(Prompt) Filter the entries below, keeping every line that has the word "this".

####

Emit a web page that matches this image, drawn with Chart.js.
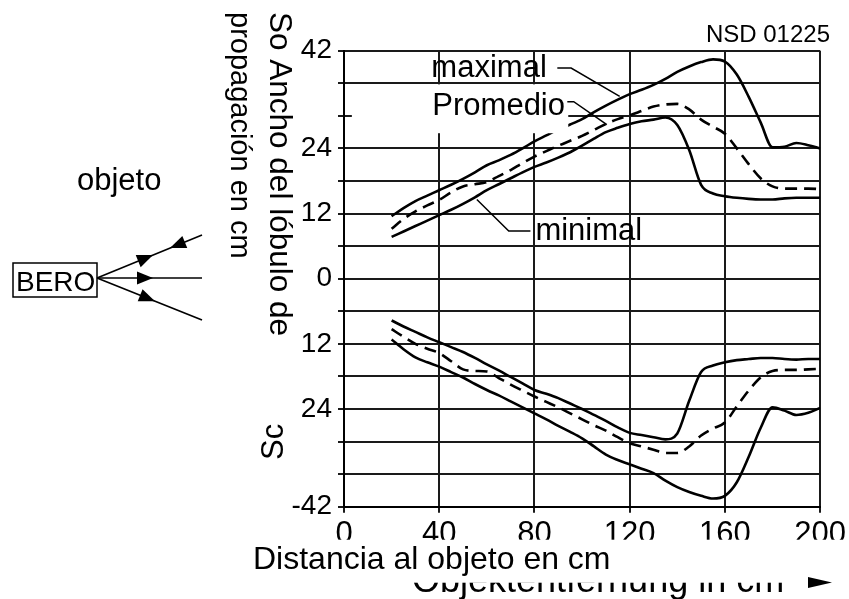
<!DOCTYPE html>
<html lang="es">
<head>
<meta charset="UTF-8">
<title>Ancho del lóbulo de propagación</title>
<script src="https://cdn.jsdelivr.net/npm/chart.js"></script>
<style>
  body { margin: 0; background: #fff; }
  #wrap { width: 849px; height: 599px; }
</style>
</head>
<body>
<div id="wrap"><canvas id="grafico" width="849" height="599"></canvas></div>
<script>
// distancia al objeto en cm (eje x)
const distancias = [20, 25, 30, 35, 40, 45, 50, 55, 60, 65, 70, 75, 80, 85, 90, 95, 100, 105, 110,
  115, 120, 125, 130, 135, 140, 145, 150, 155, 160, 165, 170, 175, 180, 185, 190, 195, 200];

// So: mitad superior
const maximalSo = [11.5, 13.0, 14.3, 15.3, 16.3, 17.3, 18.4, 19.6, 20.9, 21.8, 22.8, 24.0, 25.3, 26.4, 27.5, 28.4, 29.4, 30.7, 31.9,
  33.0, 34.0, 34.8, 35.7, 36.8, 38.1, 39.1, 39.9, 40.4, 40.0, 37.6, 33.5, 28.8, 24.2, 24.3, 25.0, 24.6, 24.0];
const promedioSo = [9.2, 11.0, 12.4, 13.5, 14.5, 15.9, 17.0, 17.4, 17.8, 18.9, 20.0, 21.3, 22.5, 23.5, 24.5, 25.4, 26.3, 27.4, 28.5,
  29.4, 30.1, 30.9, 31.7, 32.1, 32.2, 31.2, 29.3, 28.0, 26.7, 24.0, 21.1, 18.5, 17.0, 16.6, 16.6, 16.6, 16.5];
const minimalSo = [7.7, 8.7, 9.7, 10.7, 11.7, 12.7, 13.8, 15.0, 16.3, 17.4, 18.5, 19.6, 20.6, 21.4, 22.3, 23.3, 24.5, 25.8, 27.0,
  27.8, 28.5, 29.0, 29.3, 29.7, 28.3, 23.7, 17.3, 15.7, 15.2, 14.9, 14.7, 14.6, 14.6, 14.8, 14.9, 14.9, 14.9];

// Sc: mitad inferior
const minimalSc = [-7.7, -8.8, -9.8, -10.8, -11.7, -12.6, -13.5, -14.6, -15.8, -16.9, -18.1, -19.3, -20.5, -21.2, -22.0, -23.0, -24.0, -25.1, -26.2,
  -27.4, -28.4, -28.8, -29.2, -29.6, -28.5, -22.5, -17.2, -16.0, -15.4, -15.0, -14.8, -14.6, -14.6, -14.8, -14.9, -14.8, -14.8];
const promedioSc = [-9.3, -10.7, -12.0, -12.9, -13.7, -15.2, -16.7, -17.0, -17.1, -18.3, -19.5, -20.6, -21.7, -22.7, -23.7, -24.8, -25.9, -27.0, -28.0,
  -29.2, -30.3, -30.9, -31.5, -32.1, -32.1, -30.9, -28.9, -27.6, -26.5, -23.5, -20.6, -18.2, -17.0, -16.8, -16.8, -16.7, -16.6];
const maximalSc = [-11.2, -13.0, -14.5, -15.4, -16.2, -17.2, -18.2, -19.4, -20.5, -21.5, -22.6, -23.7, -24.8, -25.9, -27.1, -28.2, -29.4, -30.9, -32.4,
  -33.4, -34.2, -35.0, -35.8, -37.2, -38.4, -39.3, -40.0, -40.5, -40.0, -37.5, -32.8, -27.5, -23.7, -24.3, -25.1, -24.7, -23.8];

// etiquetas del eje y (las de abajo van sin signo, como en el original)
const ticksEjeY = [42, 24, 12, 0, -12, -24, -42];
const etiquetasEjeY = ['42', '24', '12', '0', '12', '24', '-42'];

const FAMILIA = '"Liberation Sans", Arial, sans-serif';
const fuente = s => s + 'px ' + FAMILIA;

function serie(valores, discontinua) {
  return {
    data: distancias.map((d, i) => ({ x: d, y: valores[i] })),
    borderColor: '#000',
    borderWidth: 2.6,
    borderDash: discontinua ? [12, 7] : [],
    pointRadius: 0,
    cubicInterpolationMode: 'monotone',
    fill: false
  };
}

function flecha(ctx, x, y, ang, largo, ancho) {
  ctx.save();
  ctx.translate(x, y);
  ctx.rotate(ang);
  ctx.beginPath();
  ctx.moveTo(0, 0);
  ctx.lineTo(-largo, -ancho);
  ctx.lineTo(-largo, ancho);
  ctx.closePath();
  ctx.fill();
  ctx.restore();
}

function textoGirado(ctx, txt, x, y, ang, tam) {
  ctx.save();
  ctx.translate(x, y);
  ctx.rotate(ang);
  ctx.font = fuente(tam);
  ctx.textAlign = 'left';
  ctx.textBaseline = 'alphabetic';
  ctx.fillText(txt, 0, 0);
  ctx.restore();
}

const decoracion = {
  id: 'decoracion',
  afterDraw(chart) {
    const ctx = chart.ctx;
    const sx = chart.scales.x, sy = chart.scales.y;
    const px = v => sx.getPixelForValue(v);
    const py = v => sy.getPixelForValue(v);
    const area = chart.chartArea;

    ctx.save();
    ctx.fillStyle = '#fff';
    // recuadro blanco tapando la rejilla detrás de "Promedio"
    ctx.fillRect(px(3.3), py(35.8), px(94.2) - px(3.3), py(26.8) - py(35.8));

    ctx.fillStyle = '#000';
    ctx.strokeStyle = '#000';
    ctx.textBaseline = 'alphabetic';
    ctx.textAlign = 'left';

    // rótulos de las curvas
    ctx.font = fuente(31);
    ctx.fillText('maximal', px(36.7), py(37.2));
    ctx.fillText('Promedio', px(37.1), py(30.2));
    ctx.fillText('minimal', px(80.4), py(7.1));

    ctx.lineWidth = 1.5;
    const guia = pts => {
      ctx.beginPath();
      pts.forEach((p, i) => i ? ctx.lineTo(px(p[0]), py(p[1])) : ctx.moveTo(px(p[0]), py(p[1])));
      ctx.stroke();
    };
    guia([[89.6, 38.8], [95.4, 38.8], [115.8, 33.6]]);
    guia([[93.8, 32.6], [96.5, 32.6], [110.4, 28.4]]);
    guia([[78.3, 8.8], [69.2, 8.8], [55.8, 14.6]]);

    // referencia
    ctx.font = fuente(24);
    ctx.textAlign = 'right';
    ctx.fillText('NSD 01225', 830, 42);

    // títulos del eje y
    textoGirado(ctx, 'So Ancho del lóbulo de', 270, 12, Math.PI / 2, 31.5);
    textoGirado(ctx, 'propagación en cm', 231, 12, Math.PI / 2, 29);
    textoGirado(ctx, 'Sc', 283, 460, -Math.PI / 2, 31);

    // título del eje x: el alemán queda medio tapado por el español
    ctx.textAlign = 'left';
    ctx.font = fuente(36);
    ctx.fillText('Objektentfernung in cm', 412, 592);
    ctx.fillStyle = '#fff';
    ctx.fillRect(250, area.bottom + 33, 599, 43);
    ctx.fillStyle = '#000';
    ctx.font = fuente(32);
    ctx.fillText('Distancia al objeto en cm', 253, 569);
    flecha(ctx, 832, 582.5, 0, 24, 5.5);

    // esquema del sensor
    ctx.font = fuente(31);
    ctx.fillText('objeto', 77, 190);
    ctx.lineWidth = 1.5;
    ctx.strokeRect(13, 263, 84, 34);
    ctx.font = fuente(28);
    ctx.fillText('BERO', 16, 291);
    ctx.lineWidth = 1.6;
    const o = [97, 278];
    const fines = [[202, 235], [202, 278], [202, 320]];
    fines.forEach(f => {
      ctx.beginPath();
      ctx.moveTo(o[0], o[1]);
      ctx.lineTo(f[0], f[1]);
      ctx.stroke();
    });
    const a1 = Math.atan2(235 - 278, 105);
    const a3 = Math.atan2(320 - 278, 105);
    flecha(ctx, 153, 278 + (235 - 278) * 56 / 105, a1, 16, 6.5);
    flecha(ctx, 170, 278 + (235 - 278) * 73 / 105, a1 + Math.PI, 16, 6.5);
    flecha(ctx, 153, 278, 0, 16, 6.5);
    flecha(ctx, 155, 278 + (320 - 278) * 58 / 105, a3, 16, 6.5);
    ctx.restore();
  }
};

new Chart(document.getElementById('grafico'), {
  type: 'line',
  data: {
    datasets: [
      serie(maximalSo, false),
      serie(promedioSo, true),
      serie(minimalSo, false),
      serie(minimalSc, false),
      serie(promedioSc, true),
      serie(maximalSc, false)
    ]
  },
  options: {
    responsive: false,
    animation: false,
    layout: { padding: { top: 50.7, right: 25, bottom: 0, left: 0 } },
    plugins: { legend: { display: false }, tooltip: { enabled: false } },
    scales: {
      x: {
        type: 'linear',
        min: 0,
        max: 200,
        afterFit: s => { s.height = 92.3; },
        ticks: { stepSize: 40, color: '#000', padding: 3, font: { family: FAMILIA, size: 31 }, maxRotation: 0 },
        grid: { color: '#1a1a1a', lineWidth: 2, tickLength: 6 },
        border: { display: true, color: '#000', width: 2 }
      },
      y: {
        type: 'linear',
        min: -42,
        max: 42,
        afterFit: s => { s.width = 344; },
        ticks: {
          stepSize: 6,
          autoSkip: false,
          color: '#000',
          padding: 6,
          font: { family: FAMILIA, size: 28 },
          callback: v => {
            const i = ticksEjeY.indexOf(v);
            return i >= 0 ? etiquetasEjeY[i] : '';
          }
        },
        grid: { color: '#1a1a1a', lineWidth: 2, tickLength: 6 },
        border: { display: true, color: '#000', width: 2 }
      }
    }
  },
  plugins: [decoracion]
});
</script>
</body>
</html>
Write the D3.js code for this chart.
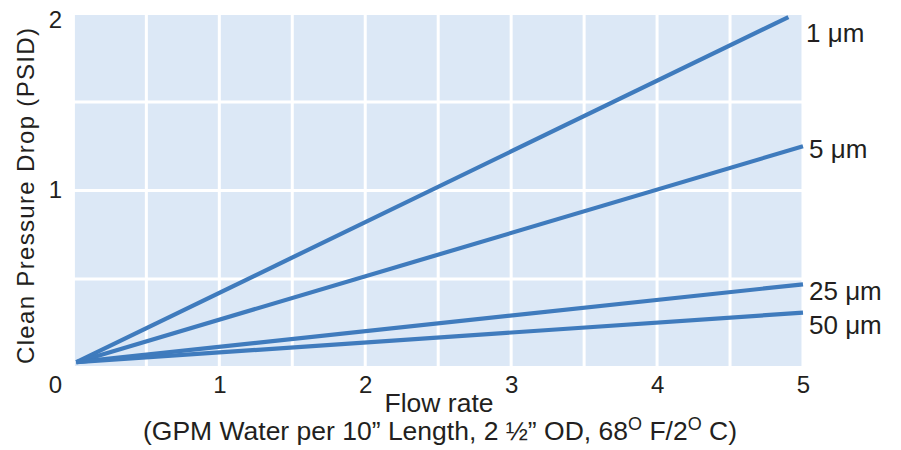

####

(In response)
Emit a web page that matches this image, drawn with Chart.js.
Write the D3.js code for this chart.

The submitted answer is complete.